May repeated the message that Britain was not turning its back on Europe.
"We are a European country and proud of our European heritage, but we are also a country that has always looked beyond Europe," she said.
Referring to an ambitious free trade deal with the EU at the heart of the plan being set out, she also held up the need to strike new trade deals elsewhere around the world.
Uncertainty has hung over Brexit ever since British citizens voted in a referendum last June to leave the EU.
Since the vote, questions have loomed over what strategies Downing Street would adopt in the divorce proceedings.
For their part, leaders of European institutions have cautiously welcomed Britain's newly clarified stance.
There will be no place for pick and choose tactics in future Brexit negotiations, European Council President Donald Tusk warned on Wednesday.
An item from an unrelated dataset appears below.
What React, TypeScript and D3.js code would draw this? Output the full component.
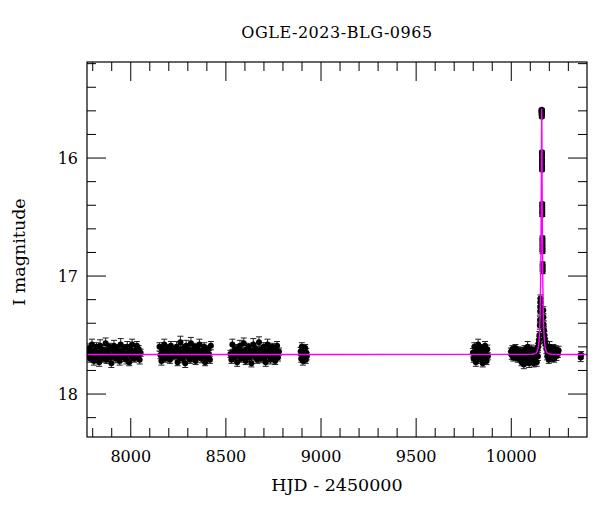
import React from "react";
import * as d3 from "d3";

type Obs = [number, number, number]; // [HJD-2450000, I mag, error]

const TITLE = "OGLE-2023-BLG-0965";
const X_LABEL = "HJD - 2450000";
const Y_LABEL = "I magnitude";

const xMajorTicks = [8000, 8500, 9000, 9500, 10000];
const yMajorTicks = [16, 17, 18];

const season1: Obs[] = [
  [7777, 17.66, 0.03], [7782, 17.61, 0.035], [7786, 17.7, 0.03], [7791, 17.64, 0.03], [7796, 17.58, 0.045],
  [7801, 17.68, 0.03], [7806, 17.72, 0.035], [7810, 17.63, 0.03], [7815, 17.67, 0.03], [7820, 17.6, 0.035],
  [7825, 17.69, 0.03], [7830, 17.65, 0.03], [7834, 17.73, 0.035], [7839, 17.59, 0.05], [7844, 17.66, 0.03],
  [7849, 17.62, 0.03], [7854, 17.7, 0.03], [7858, 17.64, 0.035], [7863, 17.68, 0.03], [7868, 17.57, 0.045],
  [7873, 17.71, 0.03], [7878, 17.63, 0.03], [7883, 17.66, 0.035], [7888, 17.6, 0.03], [7893, 17.69, 0.03],
  [7898, 17.74, 0.035], [7903, 17.62, 0.03], [7908, 17.67, 0.03], [7912, 17.59, 0.045], [7917, 17.65, 0.03],
  [7922, 17.7, 0.035], [7927, 17.61, 0.03], [7932, 17.68, 0.03], [7937, 17.64, 0.03], [7942, 17.72, 0.035],
  [7947, 17.58, 0.05], [7952, 17.66, 0.03], [7957, 17.63, 0.03], [7962, 17.69, 0.035], [7967, 17.61, 0.03],
  [7972, 17.67, 0.03], [7977, 17.71, 0.035], [7982, 17.6, 0.045], [7987, 17.65, 0.03], [7992, 17.73, 0.03],
  [7997, 17.62, 0.035], [8002, 17.68, 0.03], [8007, 17.58, 0.045], [8012, 17.64, 0.03], [8017, 17.7, 0.03],
  [8022, 17.63, 0.035], [8027, 17.66, 0.03], [8032, 17.59, 0.035], [8037, 17.69, 0.03], [8042, 17.62, 0.03],
  [8047, 17.71, 0.035], [8052, 17.65, 0.03],
];

const season2: Obs[] = [
  [8151, 17.6, 0.035], [8156, 17.67, 0.03], [8161, 17.72, 0.035], [8166, 17.62, 0.03], [8171, 17.66, 0.03],
  [8176, 17.58, 0.045], [8181, 17.7, 0.03], [8186, 17.63, 0.03], [8191, 17.68, 0.035], [8196, 17.61, 0.03],
  [8201, 17.65, 0.03], [8206, 17.71, 0.03], [8211, 17.59, 0.035], [8216, 17.66, 0.03], [8221, 17.63, 0.03],
  [8226, 17.68, 0.03], [8231, 17.64, 0.03], [8236, 17.67, 0.03], [8241, 17.6, 0.045], [8246, 17.73, 0.03],
  [8251, 17.62, 0.035], [8256, 17.69, 0.03], [8261, 17.56, 0.05], [8266, 17.65, 0.03], [8271, 17.7, 0.035],
  [8276, 17.61, 0.03], [8281, 17.67, 0.03], [8286, 17.74, 0.035], [8291, 17.59, 0.045], [8296, 17.64, 0.03],
  [8301, 17.68, 0.03], [8306, 17.62, 0.035], [8311, 17.71, 0.03], [8316, 17.57, 0.05], [8321, 17.66, 0.03],
  [8326, 17.63, 0.03], [8331, 17.69, 0.035], [8336, 17.6, 0.03], [8341, 17.72, 0.03], [8346, 17.65, 0.035],
  [8351, 17.61, 0.03], [8356, 17.68, 0.03], [8361, 17.58, 0.045], [8366, 17.66, 0.03], [8371, 17.7, 0.035],
  [8376, 17.63, 0.03], [8381, 17.67, 0.03], [8386, 17.6, 0.035], [8391, 17.73, 0.03], [8396, 17.64, 0.03],
  [8401, 17.69, 0.035], [8406, 17.62, 0.03], [8411, 17.66, 0.03], [8416, 17.71, 0.03], [8421, 17.59, 0.035],
];

const season3: Obs[] = [
  [8524, 17.66, 0.03], [8529, 17.71, 0.03], [8534, 17.58, 0.045], [8539, 17.65, 0.03], [8544, 17.69, 0.03],
  [8549, 17.62, 0.035], [8554, 17.67, 0.03], [8559, 17.73, 0.035], [8564, 17.61, 0.03], [8569, 17.66, 0.03],
  [8574, 17.59, 0.045], [8579, 17.7, 0.03], [8584, 17.64, 0.03], [8589, 17.68, 0.035], [8594, 17.57, 0.045],
  [8599, 17.66, 0.03], [8604, 17.72, 0.03], [8609, 17.62, 0.035], [8614, 17.67, 0.03], [8619, 17.6, 0.03],
  [8624, 17.69, 0.035], [8629, 17.63, 0.03], [8634, 17.74, 0.03], [8639, 17.65, 0.03], [8644, 17.58, 0.05],
  [8649, 17.68, 0.03], [8654, 17.61, 0.035], [8659, 17.66, 0.03], [8664, 17.71, 0.03], [8669, 17.63, 0.035],
  [8674, 17.56, 0.045], [8679, 17.67, 0.03], [8684, 17.7, 0.035], [8689, 17.62, 0.03], [8694, 17.65, 0.03],
  [8699, 17.6, 0.035], [8704, 17.69, 0.03], [8709, 17.73, 0.035], [8714, 17.64, 0.03], [8719, 17.58, 0.045],
  [8724, 17.67, 0.03], [8729, 17.62, 0.03], [8734, 17.71, 0.035], [8739, 17.66, 0.03], [8744, 17.6, 0.03],
  [8749, 17.68, 0.035], [8754, 17.63, 0.03], [8759, 17.72, 0.03], [8764, 17.65, 0.035], [8769, 17.59, 0.035],
  [8774, 17.69, 0.03], [8779, 17.64, 0.03],
];

const season4: Obs[] = [
  [8893, 17.64, 0.035], [8896, 17.7, 0.03], [8899, 17.6, 0.035], [8902, 17.67, 0.03], [8905, 17.72, 0.035],
  [8908, 17.62, 0.03], [8911, 17.66, 0.03], [8914, 17.69, 0.035], [8917, 17.61, 0.03], [8920, 17.71, 0.03],
  [8923, 17.65, 0.035], [8925, 17.68, 0.03],
];

const season5: Obs[] = [
  [9798, 17.65, 0.035], [9802, 17.7, 0.03], [9806, 17.6, 0.035], [9810, 17.67, 0.03], [9814, 17.73, 0.035],
  [9818, 17.62, 0.03], [9822, 17.66, 0.03], [9826, 17.58, 0.045], [9830, 17.69, 0.03], [9834, 17.64, 0.035],
  [9838, 17.71, 0.03], [9842, 17.61, 0.03], [9846, 17.67, 0.035], [9850, 17.74, 0.03], [9854, 17.63, 0.03],
  [9858, 17.68, 0.035], [9862, 17.59, 0.035], [9866, 17.66, 0.03], [9870, 17.72, 0.03], [9874, 17.62, 0.035],
  [9877, 17.68, 0.03],
];

const season6: Obs[] = [
  [9998, 17.64, 0.03], [10002, 17.67, 0.035], [10006, 17.62, 0.03], [10010, 17.69, 0.03], [10014, 17.63, 0.035],
  [10018, 17.66, 0.03], [10022, 17.61, 0.03], [10026, 17.68, 0.035], [10030, 17.65, 0.03], [10034, 17.7, 0.03],
  [10038, 17.63, 0.03], [10042, 17.67, 0.035], [10046, 17.64, 0.03], [10050, 17.69, 0.035], [10054, 17.73, 0.03],
  [10058, 17.64, 0.035], [10062, 17.7, 0.03], [10066, 17.75, 0.035], [10070, 17.62, 0.03], [10074, 17.68, 0.03],
  [10078, 17.72, 0.035], [10082, 17.66, 0.03], [10086, 17.6, 0.045], [10090, 17.71, 0.03], [10094, 17.74, 0.035],
  [10098, 17.65, 0.03], [10102, 17.69, 0.03], [10106, 17.62, 0.035], [10110, 17.72, 0.03], [10114, 17.67, 0.035],
  [10118, 17.74, 0.03], [10122, 17.63, 0.03], [10126, 17.7, 0.035], [10130, 17.66, 0.03], [10134, 17.73, 0.035],
  [10137, 17.62, 0.03], [10140, 17.68, 0.035],
  [10185, 17.62, 0.035], [10189, 17.68, 0.03], [10193, 17.64, 0.035], [10197, 17.71, 0.03], [10201, 17.6, 0.045],
  [10205, 17.66, 0.03], [10209, 17.69, 0.035], [10213, 17.63, 0.03], [10217, 17.67, 0.035], [10221, 17.61, 0.03],
  [10225, 17.7, 0.03], [10229, 17.65, 0.035], [10233, 17.62, 0.03], [10237, 17.68, 0.035], [10241, 17.64, 0.03],
  [10245, 17.66, 0.03], [10249, 17.63, 0.035],
];

// points on the event itself
const eventObs: Obs[] = [
  [10141, 17.6, 0.03], [10144, 17.57, 0.03], [10146, 17.54, 0.03], [10148, 17.5, 0.03], [10150, 17.42, 0.03],
  [10151, 17.37, 0.03], [10152, 17.3, 0.03], [10152.5, 17.26, 0.03], [10153, 17.22, 0.03], [10153.5, 17.19, 0.03],
  [10159.9, 15.6, 0.01], [10160, 15.59, 0.01], [10160.1, 15.6, 0.01], [10160.2, 15.61, 0.01], [10160.3, 15.62, 0.01],
  [10160.4, 15.63, 0.01], [10160.5, 15.65, 0.01],
  [10161.3, 15.95, 0.01], [10161.4, 15.98, 0.01], [10161.5, 16.01, 0.01], [10161.6, 16.04, 0.01],
  [10161.7, 16.07, 0.01], [10161.8, 16.1, 0.01],
  [10162.55, 16.39, 0.015], [10162.65, 16.42, 0.015], [10162.75, 16.45, 0.015], [10162.85, 16.48, 0.015],
  [10163.7, 16.68, 0.02], [10163.8, 16.71, 0.02], [10163.9, 16.74, 0.02], [10164, 16.77, 0.02], [10164.1, 16.79, 0.02],
  [10164.7, 16.9, 0.02], [10164.85, 16.93, 0.02], [10165, 16.96, 0.02],
  [10168, 17.29, 0.03], [10169, 17.35, 0.03], [10170, 17.41, 0.03], [10172, 17.46, 0.03], [10174, 17.5, 0.03],
  [10176, 17.53, 0.03], [10178, 17.56, 0.03], [10181, 17.58, 0.03],
];

const season7: Obs[] = [
  [10365, 17.69, 0.035], [10367, 17.67, 0.03],
];

// model light curve
const peakTime = 10160;
const baselineMag = 17.665;
const modelDt = [0, 0.5, 1, 1.5, 2, 3, 4, 5, 6, 8, 10, 13, 16, 20, 25, 35, 60];
const modelMag = [15.582, 15.652, 15.82, 16.016, 16.203, 16.518, 16.757, 16.941, 17.083, 17.283,
  17.413, 17.518, 17.578, 17.618, 17.642, 17.657, 17.664];

const W = 600;
const H = 512;
const left = 87, right = 587, top = 62, bottom = 437;
const FONT = "'DejaVu Serif', 'Liberation Serif', serif";

export default function App() {
  const x = d3.scaleLinear().domain([7770, 10398]).range([left, right]);
  const y = d3.scaleLinear().domain([15.186, 18.364]).range([top, bottom]);

  const allObs = [...season1, ...season2, ...season3, ...season4, ...season5, ...season6, ...eventObs, ...season7];

  const modelPts: [number, number][] = [
    [7770, baselineMag],
    ...modelDt.slice().reverse().map((d, i) => [peakTime - d, modelMag[modelDt.length - 1 - i]] as [number, number]),
    ...modelDt.slice(1).map((d, i) => [peakTime + d, modelMag[i + 1]] as [number, number]),
    [10398, baselineMag],
  ];
  const line = d3
    .line<[number, number]>()
    .x((d) => x(d[0]))
    .y((d) => y(d[1]))
    .curve(d3.curveMonotoneX);

  const xMinor = d3.range(7800, 10400, 100).filter((v) => !xMajorTicks.includes(v));
  const yMinor = d3.range(15.2, 18.3, 0.2).map((v) => +v.toFixed(1)).filter((v) => !yMajorTicks.includes(v));

  const majLen = 19;
  const minLen = 9;

  return (
    <svg width={W} height={H} style={{ position: "absolute", left: 0, top: 0 }} fontFamily={FONT}>
      <rect width={W} height={H} fill="#fff" />
      <defs>
        <clipPath id="plotArea">
          <rect x={left} y={top} width={right - left} height={bottom - top} />
        </clipPath>
      </defs>

      <g clipPath="url(#plotArea)">
        {/* error bars */}
        <g stroke="#222" strokeWidth={1} fill="none">
          {allObs.map((d, i) => {
            const cx = x(d[0]);
            const y1 = y(d[1] - d[2]);
            const y2 = y(d[1] + d[2]);
            return (
              <path
                key={i}
                d={`M${cx},${y1}V${y2}M${cx - 3},${y1}H${cx + 3}M${cx - 3},${y2}H${cx + 3}`}
              />
            );
          })}
        </g>
        {/* points */}
        <g fill="#000">
          {allObs.map((d, i) => (
            <circle key={i} cx={x(d[0])} cy={y(d[1])} r={3} />
          ))}
        </g>
        <path d={line(modelPts) || ""} fill="none" stroke="#ff00ff" strokeWidth={1.4} />
      </g>

      {/* frame */}
      <rect x={left} y={top} width={right - left} height={bottom - top} fill="none" stroke="#000" strokeWidth={1.2} />

      {/* ticks */}
      <g stroke="#000" strokeWidth={1}>
        {xMajorTicks.map((v) => (
          <g key={"xM" + v}>
            <line x1={x(v)} x2={x(v)} y1={bottom} y2={bottom - majLen} />
            <line x1={x(v)} x2={x(v)} y1={top} y2={top + majLen} />
          </g>
        ))}
        {xMinor.map((v) => (
          <g key={"xm" + v}>
            <line x1={x(v)} x2={x(v)} y1={bottom} y2={bottom - minLen} />
            <line x1={x(v)} x2={x(v)} y1={top} y2={top + minLen} />
          </g>
        ))}
        {yMajorTicks.map((v) => (
          <g key={"yM" + v}>
            <line x1={left} x2={left + majLen} y1={y(v)} y2={y(v)} />
            <line x1={right} x2={right - majLen} y1={y(v)} y2={y(v)} />
          </g>
        ))}
        {yMinor.map((v) => (
          <g key={"ym" + v}>
            <line x1={left} x2={left + minLen} y1={y(v)} y2={y(v)} />
            <line x1={right} x2={right - minLen} y1={y(v)} y2={y(v)} />
          </g>
        ))}
      </g>

      {/* tick labels */}
      <g fontSize={16} fill="#000">
        {xMajorTicks.map((v) => (
          <text key={"xl" + v} x={x(v)} y={462} textAnchor="middle">
            {v}
          </text>
        ))}
        {yMajorTicks.map((v) => (
          <text key={"yl" + v} x={78} y={y(v) + 5.8} textAnchor="end">
            {v}
          </text>
        ))}
      </g>

      <text x={(left + right) / 2} y={37.5} textAnchor="middle" fontSize={16} letterSpacing={0.55}>
        {TITLE}
      </text>
      <text x={(left + right) / 2} y={490.5} textAnchor="middle" fontSize={17.5}>
        {X_LABEL}
      </text>
      <text transform={`translate(25,252) rotate(-90)`} textAnchor="middle" fontSize={17.5}>
        {Y_LABEL}
      </text>
    </svg>
  );
}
Tuesday's speech by Prime Minister Theresa May proves that the unified position of 27-member states on the indivisibility of the single market was finally understood and accepted by London, Tusk said.
The market has also been cautious, with the British pound rallying to $1.23 following the speech, after reaching a nearly 31-year low of $1.20 on Monday.
With 44 per cent of Britain's total exports in goods and services for 2015 tied up in the EU single market, Brexit has cast a shadow over the British economy.
Commenting on May's speech at Davos, Nariman Behravesh, chief economist for IHS Markit, said the British Prime Minister repeated and reinforced the basic themes of her keynote Brexit speech delivered on Tuesday.
She "promised certainty and clarity about the Brexit process and laid out plans for a stronger, fairer, and more global United Kingdom," Behravesh said.